[Task goal]: Retype each line of the material exactly, please, skipping any picture in it.

[Provided material]:
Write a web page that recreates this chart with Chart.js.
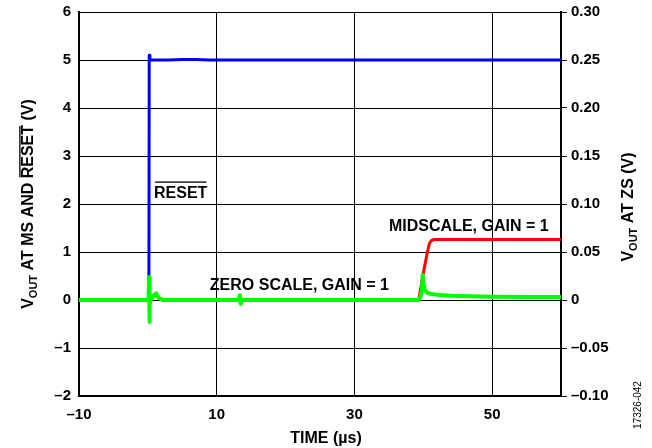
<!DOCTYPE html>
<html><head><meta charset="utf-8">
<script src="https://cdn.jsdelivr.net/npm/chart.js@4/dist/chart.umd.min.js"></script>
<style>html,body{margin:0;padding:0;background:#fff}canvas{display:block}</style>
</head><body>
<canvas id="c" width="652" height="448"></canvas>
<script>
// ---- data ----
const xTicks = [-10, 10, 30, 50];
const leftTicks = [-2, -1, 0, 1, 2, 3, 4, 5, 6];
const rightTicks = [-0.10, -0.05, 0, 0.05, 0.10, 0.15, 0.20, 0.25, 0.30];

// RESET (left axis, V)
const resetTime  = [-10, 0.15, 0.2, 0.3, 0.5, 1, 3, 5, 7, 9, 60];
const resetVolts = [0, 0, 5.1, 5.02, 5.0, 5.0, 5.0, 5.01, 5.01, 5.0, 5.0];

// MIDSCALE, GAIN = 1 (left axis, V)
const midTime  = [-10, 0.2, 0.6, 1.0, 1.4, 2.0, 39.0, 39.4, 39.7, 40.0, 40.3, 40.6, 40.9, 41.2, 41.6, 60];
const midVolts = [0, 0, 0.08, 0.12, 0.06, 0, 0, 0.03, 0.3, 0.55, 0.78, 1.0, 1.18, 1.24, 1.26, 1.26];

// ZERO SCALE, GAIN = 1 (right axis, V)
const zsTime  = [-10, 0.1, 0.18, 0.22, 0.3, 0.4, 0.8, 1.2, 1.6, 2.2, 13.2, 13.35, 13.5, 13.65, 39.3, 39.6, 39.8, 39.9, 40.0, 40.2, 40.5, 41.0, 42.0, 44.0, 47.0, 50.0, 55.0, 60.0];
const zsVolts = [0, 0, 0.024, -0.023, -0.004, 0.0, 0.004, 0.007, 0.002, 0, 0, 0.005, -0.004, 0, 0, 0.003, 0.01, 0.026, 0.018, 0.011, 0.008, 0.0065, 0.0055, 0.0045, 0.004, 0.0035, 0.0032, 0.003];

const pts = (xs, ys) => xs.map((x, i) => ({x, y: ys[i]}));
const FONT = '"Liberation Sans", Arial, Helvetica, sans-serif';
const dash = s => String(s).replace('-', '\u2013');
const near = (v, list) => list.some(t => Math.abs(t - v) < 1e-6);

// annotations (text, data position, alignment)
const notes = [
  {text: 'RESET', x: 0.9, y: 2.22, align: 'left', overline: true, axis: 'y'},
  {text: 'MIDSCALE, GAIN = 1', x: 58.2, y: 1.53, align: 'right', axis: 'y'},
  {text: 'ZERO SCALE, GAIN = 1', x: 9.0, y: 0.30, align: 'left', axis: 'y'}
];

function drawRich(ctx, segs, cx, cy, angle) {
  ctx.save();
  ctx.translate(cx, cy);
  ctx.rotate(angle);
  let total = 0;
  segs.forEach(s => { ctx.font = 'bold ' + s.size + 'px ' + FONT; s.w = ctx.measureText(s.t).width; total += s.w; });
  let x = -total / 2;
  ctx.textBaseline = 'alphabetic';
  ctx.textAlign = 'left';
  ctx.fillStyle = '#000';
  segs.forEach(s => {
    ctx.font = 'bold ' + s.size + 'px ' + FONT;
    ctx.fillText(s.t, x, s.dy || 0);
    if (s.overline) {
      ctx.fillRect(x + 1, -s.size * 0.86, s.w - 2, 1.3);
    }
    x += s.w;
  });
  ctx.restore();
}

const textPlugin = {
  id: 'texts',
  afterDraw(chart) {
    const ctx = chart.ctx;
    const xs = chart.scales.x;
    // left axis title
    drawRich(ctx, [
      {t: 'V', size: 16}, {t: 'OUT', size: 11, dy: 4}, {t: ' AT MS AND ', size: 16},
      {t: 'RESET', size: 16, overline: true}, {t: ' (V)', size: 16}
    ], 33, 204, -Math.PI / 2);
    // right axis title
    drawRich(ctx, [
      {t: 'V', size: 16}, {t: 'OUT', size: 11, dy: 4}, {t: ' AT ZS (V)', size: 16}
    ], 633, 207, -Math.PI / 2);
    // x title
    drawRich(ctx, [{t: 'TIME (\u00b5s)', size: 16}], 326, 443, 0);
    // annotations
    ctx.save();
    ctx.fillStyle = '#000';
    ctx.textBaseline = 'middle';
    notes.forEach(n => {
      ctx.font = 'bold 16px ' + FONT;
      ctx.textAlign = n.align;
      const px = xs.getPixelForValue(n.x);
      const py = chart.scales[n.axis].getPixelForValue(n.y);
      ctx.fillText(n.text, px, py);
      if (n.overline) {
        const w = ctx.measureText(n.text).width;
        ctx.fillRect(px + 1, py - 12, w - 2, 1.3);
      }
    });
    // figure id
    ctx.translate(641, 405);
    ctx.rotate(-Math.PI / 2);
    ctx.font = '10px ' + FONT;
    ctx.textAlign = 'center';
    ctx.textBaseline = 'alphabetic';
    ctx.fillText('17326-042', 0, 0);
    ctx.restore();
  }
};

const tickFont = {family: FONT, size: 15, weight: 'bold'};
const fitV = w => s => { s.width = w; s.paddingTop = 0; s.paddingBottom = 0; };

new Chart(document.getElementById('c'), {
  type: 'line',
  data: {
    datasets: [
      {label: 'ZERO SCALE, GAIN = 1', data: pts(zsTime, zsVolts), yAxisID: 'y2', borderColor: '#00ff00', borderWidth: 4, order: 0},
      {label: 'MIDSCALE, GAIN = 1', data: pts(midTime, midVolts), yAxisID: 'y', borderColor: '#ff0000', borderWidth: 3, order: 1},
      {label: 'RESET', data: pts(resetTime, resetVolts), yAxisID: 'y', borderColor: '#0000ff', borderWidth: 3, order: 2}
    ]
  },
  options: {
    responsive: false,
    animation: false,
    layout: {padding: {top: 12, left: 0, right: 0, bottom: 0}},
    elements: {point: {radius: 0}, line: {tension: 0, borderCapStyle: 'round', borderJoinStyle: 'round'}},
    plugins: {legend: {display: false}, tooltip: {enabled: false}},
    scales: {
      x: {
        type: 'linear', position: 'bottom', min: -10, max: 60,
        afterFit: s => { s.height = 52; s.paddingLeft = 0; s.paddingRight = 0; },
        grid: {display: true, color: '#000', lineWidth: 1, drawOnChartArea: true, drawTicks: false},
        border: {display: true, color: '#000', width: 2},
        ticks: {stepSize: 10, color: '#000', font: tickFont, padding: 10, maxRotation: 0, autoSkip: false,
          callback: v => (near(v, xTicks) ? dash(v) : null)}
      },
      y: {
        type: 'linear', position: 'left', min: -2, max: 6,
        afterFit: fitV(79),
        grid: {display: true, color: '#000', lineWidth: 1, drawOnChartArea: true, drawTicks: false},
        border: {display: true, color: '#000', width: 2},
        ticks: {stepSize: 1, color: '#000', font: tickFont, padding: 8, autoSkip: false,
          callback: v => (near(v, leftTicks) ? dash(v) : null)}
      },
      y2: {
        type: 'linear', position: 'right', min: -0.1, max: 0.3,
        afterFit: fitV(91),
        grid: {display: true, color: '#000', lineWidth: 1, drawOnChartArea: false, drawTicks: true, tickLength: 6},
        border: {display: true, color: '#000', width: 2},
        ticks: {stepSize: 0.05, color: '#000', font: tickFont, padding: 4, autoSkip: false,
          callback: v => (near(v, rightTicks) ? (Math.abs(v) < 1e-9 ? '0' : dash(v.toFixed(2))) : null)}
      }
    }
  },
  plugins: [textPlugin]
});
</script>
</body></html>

[Task result]:
Write a web page that recreates this chart with Chart.js.
<!DOCTYPE html>
<html><head><meta charset="utf-8">
<script src="https://cdn.jsdelivr.net/npm/chart.js@4/dist/chart.umd.min.js"></script>
<style>html,body{margin:0;padding:0;background:#fff}canvas{display:block}</style>
</head><body>
<canvas id="c" width="652" height="448"></canvas>
<script>
// ---- data ----
const xTicks = [-10, 10, 30, 50];
const leftTicks = [-2, -1, 0, 1, 2, 3, 4, 5, 6];
const rightTicks = [-0.10, -0.05, 0, 0.05, 0.10, 0.15, 0.20, 0.25, 0.30];

// RESET (left axis, V)
const resetTime  = [-10, 0.15, 0.2, 0.3, 0.5, 1, 3, 5, 7, 9, 60];
const resetVolts = [0, 0, 5.1, 5.02, 5.0, 5.0, 5.0, 5.01, 5.01, 5.0, 5.0];

// MIDSCALE, GAIN = 1 (left axis, V)
const midTime  = [-10, 0.2, 0.6, 1.0, 1.4, 2.0, 39.0, 39.4, 39.7, 40.0, 40.3, 40.6, 40.9, 41.2, 41.6, 60];
const midVolts = [0, 0, 0.08, 0.12, 0.06, 0, 0, 0.03, 0.3, 0.55, 0.78, 1.0, 1.18, 1.24, 1.26, 1.26];

// ZERO SCALE, GAIN = 1 (right axis, V)
const zsTime  = [-10, 0.1, 0.18, 0.22, 0.3, 0.4, 0.8, 1.2, 1.6, 2.2, 13.2, 13.35, 13.5, 13.65, 39.3, 39.6, 39.8, 39.9, 40.0, 40.2, 40.5, 41.0, 42.0, 44.0, 47.0, 50.0, 55.0, 60.0];
const zsVolts = [0, 0, 0.024, -0.023, -0.004, 0.0, 0.004, 0.007, 0.002, 0, 0, 0.005, -0.004, 0, 0, 0.003, 0.01, 0.026, 0.018, 0.011, 0.008, 0.0065, 0.0055, 0.0045, 0.004, 0.0035, 0.0032, 0.003];

const pts = (xs, ys) => xs.map((x, i) => ({x, y: ys[i]}));
const FONT = '"Liberation Sans", Arial, Helvetica, sans-serif';
const dash = s => String(s).replace('-', '\u2013');
const near = (v, list) => list.some(t => Math.abs(t - v) < 1e-6);

// annotations (text, data position, alignment)
const notes = [
  {text: 'RESET', x: 0.9, y: 2.22, align: 'left', overline: true, axis: 'y'},
  {text: 'MIDSCALE, GAIN = 1', x: 58.2, y: 1.53, align: 'right', axis: 'y'},
  {text: 'ZERO SCALE, GAIN = 1', x: 9.0, y: 0.30, align: 'left', axis: 'y'}
];

function drawRich(ctx, segs, cx, cy, angle) {
  ctx.save();
  ctx.translate(cx, cy);
  ctx.rotate(angle);
  let total = 0;
  segs.forEach(s => { ctx.font = 'bold ' + s.size + 'px ' + FONT; s.w = ctx.measureText(s.t).width; total += s.w; });
  let x = -total / 2;
  ctx.textBaseline = 'alphabetic';
  ctx.textAlign = 'left';
  ctx.fillStyle = '#000';
  segs.forEach(s => {
    ctx.font = 'bold ' + s.size + 'px ' + FONT;
    ctx.fillText(s.t, x, s.dy || 0);
    if (s.overline) {
      ctx.fillRect(x + 1, -s.size * 0.86, s.w - 2, 1.3);
    }
    x += s.w;
  });
  ctx.restore();
}

const textPlugin = {
  id: 'texts',
  afterDraw(chart) {
    const ctx = chart.ctx;
    const xs = chart.scales.x;
    // left axis title
    drawRich(ctx, [
      {t: 'V', size: 16}, {t: 'OUT', size: 11, dy: 4}, {t: ' AT MS AND ', size: 16},
      {t: 'RESET', size: 16, overline: true}, {t: ' (V)', size: 16}
    ], 33, 204, -Math.PI / 2);
    // right axis title
    drawRich(ctx, [
      {t: 'V', size: 16}, {t: 'OUT', size: 11, dy: 4}, {t: ' AT ZS (V)', size: 16}
    ], 633, 207, -Math.PI / 2);
    // x title
    drawRich(ctx, [{t: 'TIME (\u00b5s)', size: 16}], 326, 443, 0);
    // annotations
    ctx.save();
    ctx.fillStyle = '#000';
    ctx.textBaseline = 'middle';
    notes.forEach(n => {
      ctx.font = 'bold 16px ' + FONT;
      ctx.textAlign = n.align;
      const px = xs.getPixelForValue(n.x);
      const py = chart.scales[n.axis].getPixelForValue(n.y);
      ctx.fillText(n.text, px, py);
      if (n.overline) {
        const w = ctx.measureText(n.text).width;
        ctx.fillRect(px + 1, py - 12, w - 2, 1.3);
      }
    });
    // figure id
    ctx.translate(641, 405);
    ctx.rotate(-Math.PI / 2);
    ctx.font = '10px ' + FONT;
    ctx.textAlign = 'center';
    ctx.textBaseline = 'alphabetic';
    ctx.fillText('17326-042', 0, 0);
    ctx.restore();
  }
};

const tickFont = {family: FONT, size: 15, weight: 'bold'};
const fitV = w => s => { s.width = w; s.paddingTop = 0; s.paddingBottom = 0; };

new Chart(document.getElementById('c'), {
  type: 'line',
  data: {
    datasets: [
      {label: 'ZERO SCALE, GAIN = 1', data: pts(zsTime, zsVolts), yAxisID: 'y2', borderColor: '#00ff00', borderWidth: 4, order: 0},
      {label: 'MIDSCALE, GAIN = 1', data: pts(midTime, midVolts), yAxisID: 'y', borderColor: '#ff0000', borderWidth: 3, order: 1},
      {label: 'RESET', data: pts(resetTime, resetVolts), yAxisID: 'y', borderColor: '#0000ff', borderWidth: 3, order: 2}
    ]
  },
  options: {
    responsive: false,
    animation: false,
    layout: {padding: {top: 12, left: 0, right: 0, bottom: 0}},
    elements: {point: {radius: 0}, line: {tension: 0, borderCapStyle: 'round', borderJoinStyle: 'round'}},
    plugins: {legend: {display: false}, tooltip: {enabled: false}},
    scales: {
      x: {
        type: 'linear', position: 'bottom', min: -10, max: 60,
        afterFit: s => { s.height = 52; s.paddingLeft = 0; s.paddingRight = 0; },
        grid: {display: true, color: '#000', lineWidth: 1, drawOnChartArea: true, drawTicks: false},
        border: {display: true, color: '#000', width: 2},
        ticks: {stepSize: 10, color: '#000', font: tickFont, padding: 10, maxRotation: 0, autoSkip: false,
          callback: v => (near(v, xTicks) ? dash(v) : null)}
      },
      y: {
        type: 'linear', position: 'left', min: -2, max: 6,
        afterFit: fitV(79),
        grid: {display: true, color: '#000', lineWidth: 1, drawOnChartArea: true, drawTicks: false},
        border: {display: true, color: '#000', width: 2},
        ticks: {stepSize: 1, color: '#000', font: tickFont, padding: 8, autoSkip: false,
          callback: v => (near(v, leftTicks) ? dash(v) : null)}
      },
      y2: {
        type: 'linear', position: 'right', min: -0.1, max: 0.3,
        afterFit: fitV(91),
        grid: {display: true, color: '#000', lineWidth: 1, drawOnChartArea: false, drawTicks: true, tickLength: 6},
        border: {display: true, color: '#000', width: 2},
        ticks: {stepSize: 0.05, color: '#000', font: tickFont, padding: 4, autoSkip: false,
          callback: v => (near(v, rightTicks) ? (Math.abs(v) < 1e-9 ? '0' : dash(v.toFixed(2))) : null)}
      }
    }
  },
  plugins: [textPlugin]
});
</script>
</body></html>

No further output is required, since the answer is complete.